▶ _STORED DATA_:
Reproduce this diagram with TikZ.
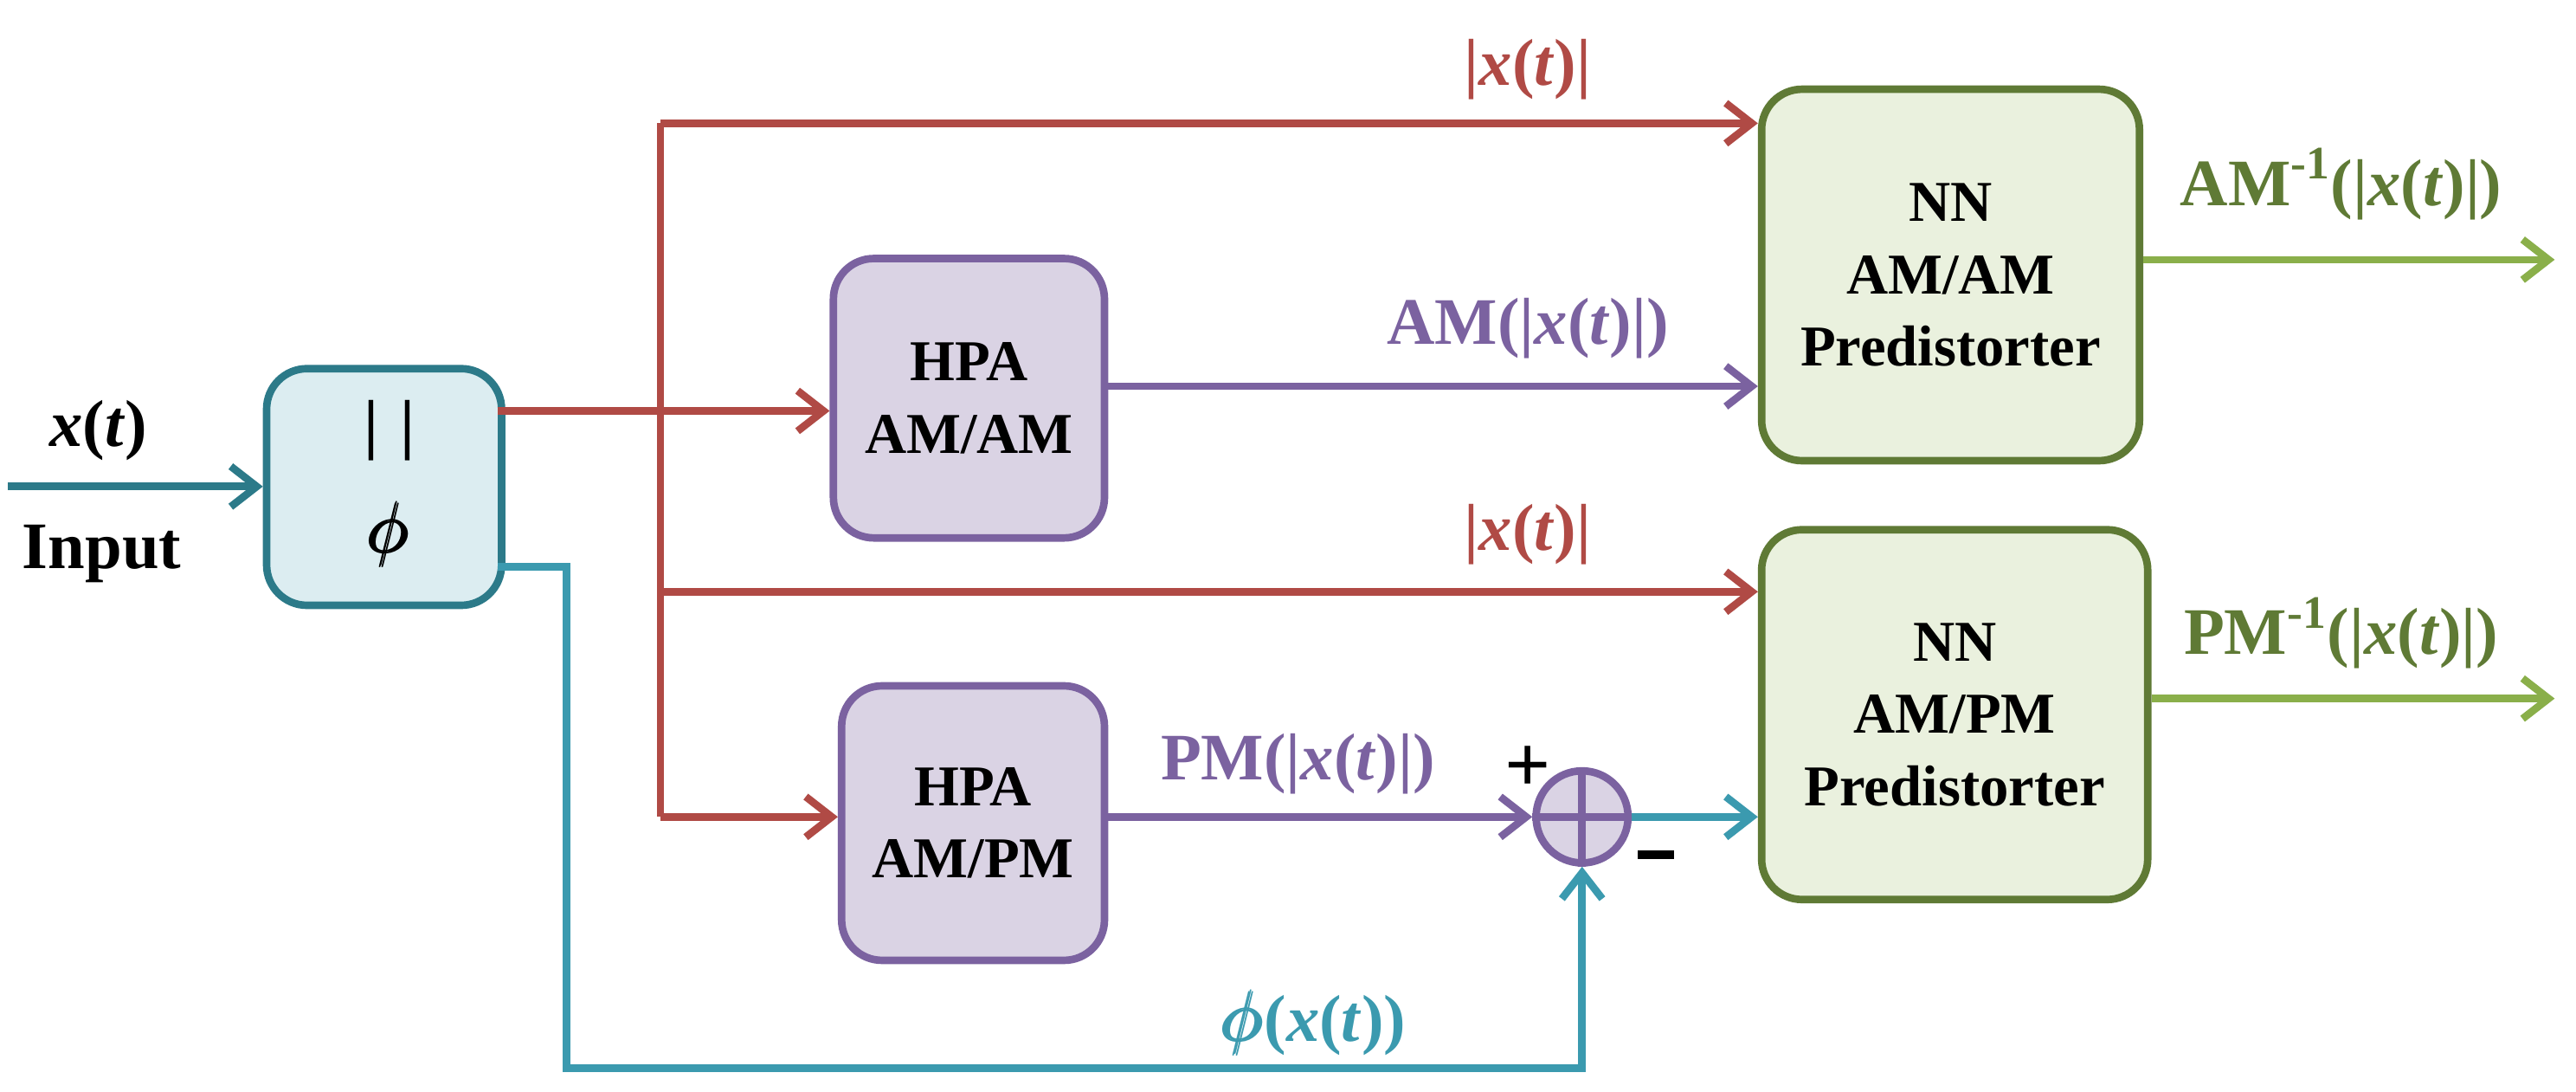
\documentclass[tikz,border=0pt]{standalone}
\usepackage{amsmath}
\usepackage{fontspec}
\setmainfont{Liberation Serif}
\usetikzlibrary{arrows.meta}
\definecolor{cred}{HTML}{B04A45}
\definecolor{cpur}{HTML}{7B62A0}
\definecolor{cteal}{HTML}{3B9AAF}
\definecolor{cdteal}{HTML}{2C7A89}
\definecolor{cgreen}{HTML}{8AAF4A}
\definecolor{cdgreen}{HTML}{5F7A35}
\begin{document}
\begin{tikzpicture}[x=0.02cm,y=-0.02cm,
  ln/.style={line width=2.6pt},
  ar/.style={ln,-{Straight Barb[length=9pt,width=14pt,line width=2.6pt]}},
  blk/.style={rounded corners=14pt,line width=2.6pt,font=\fontsize{20}{25}\selectfont\bfseries,align=center,anchor=north west},
  lab/.style={font=\fontsize{23}{26}\selectfont\bfseries}]
\useasboundingbox (0,0) rectangle (1568,664);
% blocks
\node[blk,draw=cdteal,fill=cteal!18,minimum width=143*0.02cm,minimum height=144*0.02cm] (mag) at (160,222) {};
\node[lab,text=black] (bar) at (237,262) {|\,\,|};
\node[lab,text=black,font=\fontsize{27}{30}\selectfont] (phi) at (237,325) {$\pmb{\phi}$};
\node[blk,draw=cpur,fill=cpur!28,minimum width=165*0.02cm,minimum height=170*0.02cm] (ham) at (505,155) {HPA\\AM/AM};
\node[blk,draw=cpur,fill=cpur!28,minimum width=160*0.02cm,minimum height=167*0.02cm] (hpm) at (510,415) {HPA\\AM/PM};
\node[blk,draw=cdgreen,fill=cgreen!18,minimum width=230*0.02cm,minimum height=226*0.02cm] (nn1) at (1070,52) {NN\\AM/AM\\Predistorter};
\node[blk,draw=cdgreen,fill=cgreen!18,minimum width=235*0.02cm,minimum height=225*0.02cm] (nn2) at (1070,320) {NN\\AM/PM\\Predistorter};
\node[circle,draw=cpur,fill=cpur!28,line width=2.6pt,minimum size=56*0.02cm,inner sep=0] (sum) at (963,497) {};
\draw[cpur,line width=2.6pt] (sum.north)--(sum.south) (sum.west)--(sum.east);
% coordinates
\coordinate (in) at (5,296);
\coordinate (j) at (402,250);
\coordinate (jt) at (402,75);
\coordinate (jm) at (402,360);
\coordinate (jb) at (402,497);
\coordinate (o1) at (1555,158);
\coordinate (o2) at (1555,425);
% connectors
\draw[ar,cdteal] (in) -- (mag.west|-in);
\draw[ln,cred] (303,250) -- (j);
\draw[ar,cred] (j) -- (ham.west|-j);
\draw[ln,cred] (jt) -- (jb);
\draw[ar,cred] (jt) -- (nn1.west|-jt);
\draw[ar,cred] (jm) -- (nn2.west|-jm);
\draw[ar,cred] (jb) -- (hpm.west|-jb);
\draw[ar,cpur] (ham.east|-0,235) -- (nn1.west|-0,235);
\draw[ar,cpur] (hpm.east|-sum) -- (sum.west);
\draw[ar,cteal] (sum.east) -- (nn2.west|-sum);
\draw[ar,cteal] (303,345) -- (345,345) -- (345,650) -- (963,650) -- (sum.south);
\draw[ar,cgreen] (nn1.east|-o1) -- (o1);
\draw[ar,cgreen] (nn2.east|-o2) -- (o2);
% labels
\node[lab] (lx) at (60,262) {\textit{x}(\textit{t})};
\node[lab] (li) at (62,337) {Input};
\node[lab,text=cred] (l1) at (930,42) {|\textit{x}(\textit{t})|};
\node[lab,text=cred] (l2) at (930,325) {|\textit{x}(\textit{t})|};
\node[lab,text=cpur] (l3) at (930,200) {AM(|\textit{x}(\textit{t})|)};
\node[lab,text=cpur] (l4) at (790,465) {PM(|\textit{x}(\textit{t})|)};
\node[lab,text=cteal] (l5) at (800,622) {$\pmb{\phi}$(\textit{x}(\textit{t}))};
\node[lab,text=cdgreen] (l6) at (1425,112) {AM\textsuperscript{-1}(|\textit{x}(\textit{t})|)};
\node[lab,text=cdgreen] (l7) at (1425,385) {PM\textsuperscript{-1}(|\textit{x}(\textit{t})|)};
\node[lab,font=\fontsize{28}{30}\selectfont\bfseries] (lp) at (930,468) {+};
\node[fill=black,minimum width=22*0.02cm,minimum height=5*0.02cm,inner sep=0] (lm) at (1008,520) {};
\end{tikzpicture}
\end{document}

▶ _TASK STATEMENT_:
Leave the images out, please, and restate each line word for word.

▶ _TASK SOLUTION_:
Reproduce this diagram with TikZ.
\documentclass[tikz,border=0pt]{standalone}
\usepackage{amsmath}
\usepackage{fontspec}
\setmainfont{Liberation Serif}
\usetikzlibrary{arrows.meta}
\definecolor{cred}{HTML}{B04A45}
\definecolor{cpur}{HTML}{7B62A0}
\definecolor{cteal}{HTML}{3B9AAF}
\definecolor{cdteal}{HTML}{2C7A89}
\definecolor{cgreen}{HTML}{8AAF4A}
\definecolor{cdgreen}{HTML}{5F7A35}
\begin{document}
\begin{tikzpicture}[x=0.02cm,y=-0.02cm,
  ln/.style={line width=2.6pt},
  ar/.style={ln,-{Straight Barb[length=9pt,width=14pt,line width=2.6pt]}},
  blk/.style={rounded corners=14pt,line width=2.6pt,font=\fontsize{20}{25}\selectfont\bfseries,align=center,anchor=north west},
  lab/.style={font=\fontsize{23}{26}\selectfont\bfseries}]
\useasboundingbox (0,0) rectangle (1568,664);
% blocks
\node[blk,draw=cdteal,fill=cteal!18,minimum width=143*0.02cm,minimum height=144*0.02cm] (mag) at (160,222) {};
\node[lab,text=black] (bar) at (237,262) {|\,\,|};
\node[lab,text=black,font=\fontsize{27}{30}\selectfont] (phi) at (237,325) {$\pmb{\phi}$};
\node[blk,draw=cpur,fill=cpur!28,minimum width=165*0.02cm,minimum height=170*0.02cm] (ham) at (505,155) {HPA\\AM/AM};
\node[blk,draw=cpur,fill=cpur!28,minimum width=160*0.02cm,minimum height=167*0.02cm] (hpm) at (510,415) {HPA\\AM/PM};
\node[blk,draw=cdgreen,fill=cgreen!18,minimum width=230*0.02cm,minimum height=226*0.02cm] (nn1) at (1070,52) {NN\\AM/AM\\Predistorter};
\node[blk,draw=cdgreen,fill=cgreen!18,minimum width=235*0.02cm,minimum height=225*0.02cm] (nn2) at (1070,320) {NN\\AM/PM\\Predistorter};
\node[circle,draw=cpur,fill=cpur!28,line width=2.6pt,minimum size=56*0.02cm,inner sep=0] (sum) at (963,497) {};
\draw[cpur,line width=2.6pt] (sum.north)--(sum.south) (sum.west)--(sum.east);
% coordinates
\coordinate (in) at (5,296);
\coordinate (j) at (402,250);
\coordinate (jt) at (402,75);
\coordinate (jm) at (402,360);
\coordinate (jb) at (402,497);
\coordinate (o1) at (1555,158);
\coordinate (o2) at (1555,425);
% connectors
\draw[ar,cdteal] (in) -- (mag.west|-in);
\draw[ln,cred] (303,250) -- (j);
\draw[ar,cred] (j) -- (ham.west|-j);
\draw[ln,cred] (jt) -- (jb);
\draw[ar,cred] (jt) -- (nn1.west|-jt);
\draw[ar,cred] (jm) -- (nn2.west|-jm);
\draw[ar,cred] (jb) -- (hpm.west|-jb);
\draw[ar,cpur] (ham.east|-0,235) -- (nn1.west|-0,235);
\draw[ar,cpur] (hpm.east|-sum) -- (sum.west);
\draw[ar,cteal] (sum.east) -- (nn2.west|-sum);
\draw[ar,cteal] (303,345) -- (345,345) -- (345,650) -- (963,650) -- (sum.south);
\draw[ar,cgreen] (nn1.east|-o1) -- (o1);
\draw[ar,cgreen] (nn2.east|-o2) -- (o2);
% labels
\node[lab] (lx) at (60,262) {\textit{x}(\textit{t})};
\node[lab] (li) at (62,337) {Input};
\node[lab,text=cred] (l1) at (930,42) {|\textit{x}(\textit{t})|};
\node[lab,text=cred] (l2) at (930,325) {|\textit{x}(\textit{t})|};
\node[lab,text=cpur] (l3) at (930,200) {AM(|\textit{x}(\textit{t})|)};
\node[lab,text=cpur] (l4) at (790,465) {PM(|\textit{x}(\textit{t})|)};
\node[lab,text=cteal] (l5) at (800,622) {$\pmb{\phi}$(\textit{x}(\textit{t}))};
\node[lab,text=cdgreen] (l6) at (1425,112) {AM\textsuperscript{-1}(|\textit{x}(\textit{t})|)};
\node[lab,text=cdgreen] (l7) at (1425,385) {PM\textsuperscript{-1}(|\textit{x}(\textit{t})|)};
\node[lab,font=\fontsize{28}{30}\selectfont\bfseries] (lp) at (930,468) {+};
\node[fill=black,minimum width=22*0.02cm,minimum height=5*0.02cm,inner sep=0] (lm) at (1008,520) {};
\end{tikzpicture}
\end{document}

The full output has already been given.